I was previously a dog dad to our family pet Chuck, the Schnoodle mix that my son saved from the streets of Chicago. That pupper is going on twelve years old now and lives with my daughter Emily.
But even these pups and kitties are not enough for me in this world. I ask permission to pet many a dog when I’m out and about. Sometimes the owners say, “They don’t usually like strangers. They don’t seem to mind you.”
That’s the biggest compliment one can get. To be something other than a threat in this world may be a small achievement in the scope of things. Yet if more people had the character to show kindness toward others we would all be better off for it.

The cats and dogs that need a home in this world are a testament to the difference between being kind and being a threat to others.
That is not to say that everyone should go out and adopt a dog or cat. But the number of abandoned animals left to fend for themselves, especially in certain states where the problem is rampant, is a clear indication that people are making raw and often selfish decisions about the value of life.
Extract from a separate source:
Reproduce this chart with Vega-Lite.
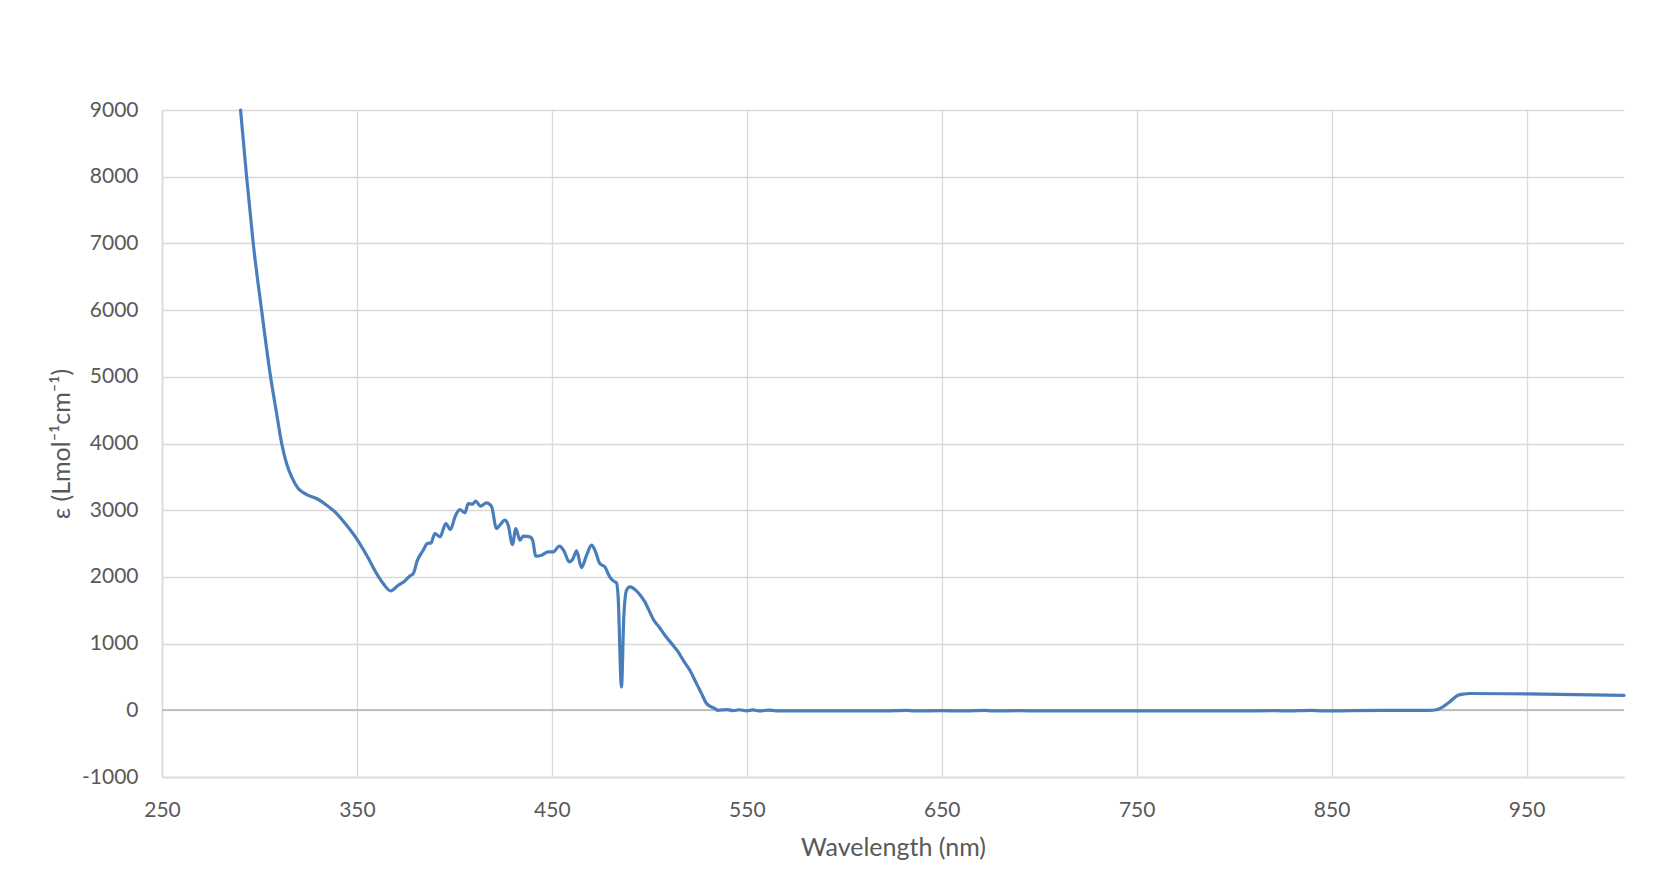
{
  "$schema": "https://vega.github.io/schema/vega-lite/v6.json",
  "autosize": "none",
  "width": 1462,
  "height": 667,
  "padding": {"left": 162, "top": 110, "right": 37, "bottom": 114},
  "background": "#ffffff",
  "config": {
    "view": {"stroke": null},
    "font": "Lato",
    "axis": {
      "labelFont": "Lato",
      "titleFont": "Lato",
      "labelColor": "#595959",
      "titleColor": "#595959",
      "labelFontSize": 21,
      "titleFontSize": 25,
      "titleFontWeight": "normal",
      "gridColor": "#d9d9d9",
      "gridWidth": 1.3,
      "domainColor": "#d9d9d9",
      "domainWidth": 1.5,
      "ticks": false,
      "labelFlush": false
    }
  },
  "data": {
    "values": [
      {"w": 290.3, "e": 9000}, {"w": 293.4, "e": 8000}, {"w": 296.8, "e": 7000},
      {"w": 301.1, "e": 6000}, {"w": 305.7, "e": 5000}, {"w": 308.8, "e": 4450},
      {"w": 311.4, "e": 4000}, {"w": 313.9, "e": 3700}, {"w": 316.5, "e": 3500},
      {"w": 319.9, "e": 3325}, {"w": 324.2, "e": 3235}, {"w": 329.3, "e": 3175},
      {"w": 334.5, "e": 3075}, {"w": 339.6, "e": 2950}, {"w": 344.7, "e": 2775},
      {"w": 349.8, "e": 2575}, {"w": 355.0, "e": 2325}, {"w": 360.1, "e": 2050},
      {"w": 363.5, "e": 1900}, {"w": 367.3, "e": 1790}, {"w": 371.2, "e": 1875},
      {"w": 374.6, "e": 1940}, {"w": 377.2, "e": 2015}, {"w": 378.9, "e": 2050},
      {"w": 380.9, "e": 2240}, {"w": 384.0, "e": 2400}, {"w": 386.1, "e": 2500},
      {"w": 388.0, "e": 2510}, {"w": 390.0, "e": 2650}, {"w": 392.6, "e": 2600},
      {"w": 395.6, "e": 2800}, {"w": 398.0, "e": 2710}, {"w": 400.3, "e": 2900},
      {"w": 402.8, "e": 3010}, {"w": 405.4, "e": 2960}, {"w": 407.1, "e": 3100},
      {"w": 409.3, "e": 3090}, {"w": 410.9, "e": 3135}, {"w": 413.4, "e": 3060},
      {"w": 416.5, "e": 3110}, {"w": 419.0, "e": 3060}, {"w": 421.6, "e": 2725},
      {"w": 423.3, "e": 2775}, {"w": 425.9, "e": 2850}, {"w": 427.6, "e": 2775},
      {"w": 429.8, "e": 2485}, {"w": 431.5, "e": 2725}, {"w": 433.6, "e": 2550},
      {"w": 435.3, "e": 2610}, {"w": 438.7, "e": 2600}, {"w": 440.1, "e": 2550},
      {"w": 441.8, "e": 2310}, {"w": 444.7, "e": 2325}, {"w": 448.1, "e": 2375},
      {"w": 450.7, "e": 2375}, {"w": 453.8, "e": 2460}, {"w": 456.2, "e": 2390},
      {"w": 458.9, "e": 2225}, {"w": 460.6, "e": 2260}, {"w": 462.7, "e": 2390},
      {"w": 465.2, "e": 2140}, {"w": 467.8, "e": 2325}, {"w": 470.4, "e": 2475},
      {"w": 472.1, "e": 2400}, {"w": 474.6, "e": 2200}, {"w": 477.2, "e": 2150},
      {"w": 479.7, "e": 2000}, {"w": 481.5, "e": 1940}, {"w": 483.2, "e": 1910},
      {"w": 484.0, "e": 1700}, {"w": 485.7, "e": 350}, {"w": 486.9, "e": 1400},
      {"w": 488.3, "e": 1800}, {"w": 490.0, "e": 1850}, {"w": 493.4, "e": 1790},
      {"w": 496.0, "e": 1700}, {"w": 497.7, "e": 1625}, {"w": 499.4, "e": 1525},
      {"w": 502.3, "e": 1350}, {"w": 505.0, "e": 1250}, {"w": 508.0, "e": 1125},
      {"w": 511.4, "e": 1000}, {"w": 514.8, "e": 875}, {"w": 517.4, "e": 750},
      {"w": 520.8, "e": 600}, {"w": 524.2, "e": 400}, {"w": 526.8, "e": 250},
      {"w": 529.4, "e": 100}, {"w": 533.7, "e": 25}, {"w": 535.0, "e": 0},
      {"w": 540, "e": 10}, {"w": 543, "e": -5}, {"w": 546, "e": 8},
      {"w": 550, "e": -8}, {"w": 553, "e": 5}, {"w": 557, "e": -10},
      {"w": 561, "e": 4}, {"w": 565, "e": -8}, {"w": 575, "e": -10},
      {"w": 600, "e": -10}, {"w": 620, "e": -10}, {"w": 632, "e": 0},
      {"w": 636, "e": -10}, {"w": 650, "e": -5}, {"w": 660, "e": -10},
      {"w": 672, "e": 0}, {"w": 676, "e": -10}, {"w": 690, "e": -5},
      {"w": 700, "e": -10}, {"w": 750, "e": -10}, {"w": 800, "e": -10},
      {"w": 822, "e": -5}, {"w": 826, "e": -10}, {"w": 840, "e": 0},
      {"w": 845, "e": -10}, {"w": 860, "e": -5}, {"w": 880, "e": 0},
      {"w": 900, "e": 0}, {"w": 903.7, "e": 8}, {"w": 905.4, "e": 25},
      {"w": 910.5, "e": 125}, {"w": 914.8, "e": 225}, {"w": 918, "e": 245},
      {"w": 920.8, "e": 252}, {"w": 950, "e": 245}, {"w": 1000, "e": 225}
    ]
  },
  "encoding": {
    "x": {
      "field": "w",
      "type": "quantitative",
      "scale": {"domain": [250, 1000], "nice": false, "zero": false},
      "axis": {
        "values": [250, 350, 450, 550, 650, 750, 850, 950],
        "format": "d",
        "labelPadding": 22,
        "title": "Wavelength (nm)",
        "titlePadding": 15
      }
    },
    "y": {
      "field": "e",
      "type": "quantitative",
      "scale": {"domain": [-1000, 9000], "nice": false},
      "axis": {
        "values": [-1000, 0, 1000, 2000, 3000, 4000, 5000, 6000, 7000, 8000, 9000],
        "labelExpr": "datum.value < 0 ? '-' + abs(datum.value) : '' + datum.value",
        "labelPadding": 24,
        "title": "ε (Lmol⁻¹cm⁻¹)",
        "titlePadding": 7
      }
    }
  },
  "layer": [
    {
      "mark": {"type": "rule", "color": "#bfbfbf", "strokeWidth": 1.5},
      "encoding": {"y": {"datum": 0}, "x": null}
    },
    {
      "mark": {"type": "line", "color": "#4a7ebb", "strokeWidth": 3.2, "interpolate": "monotone", "strokeJoin": "round", "strokeCap": "round"}
    }
  ]
}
Then there are puppy mills where female dogs serve as breeding labs for commercially profitable pets. Some of those operations are run by people claiming to be almost holy in other aspects of their lives. It’s amazing what money ultimately does to the theology and ideology of so many people.
That harsh reality illustrates the dividing line between the selfish notions of what people expect from animals and what their grasp of humanity really is. I’ve heard many people say there is no gratitude like the loyalty of an animal who knows they were saved. I’ve seen that grace firsthand. Even on my most selfish days––and we all have a few––the only reminder I need to be kinder and more attentive that day is to look in the eyes of these cats and dogs. They teach us to appreciate all that we’ve got in this world.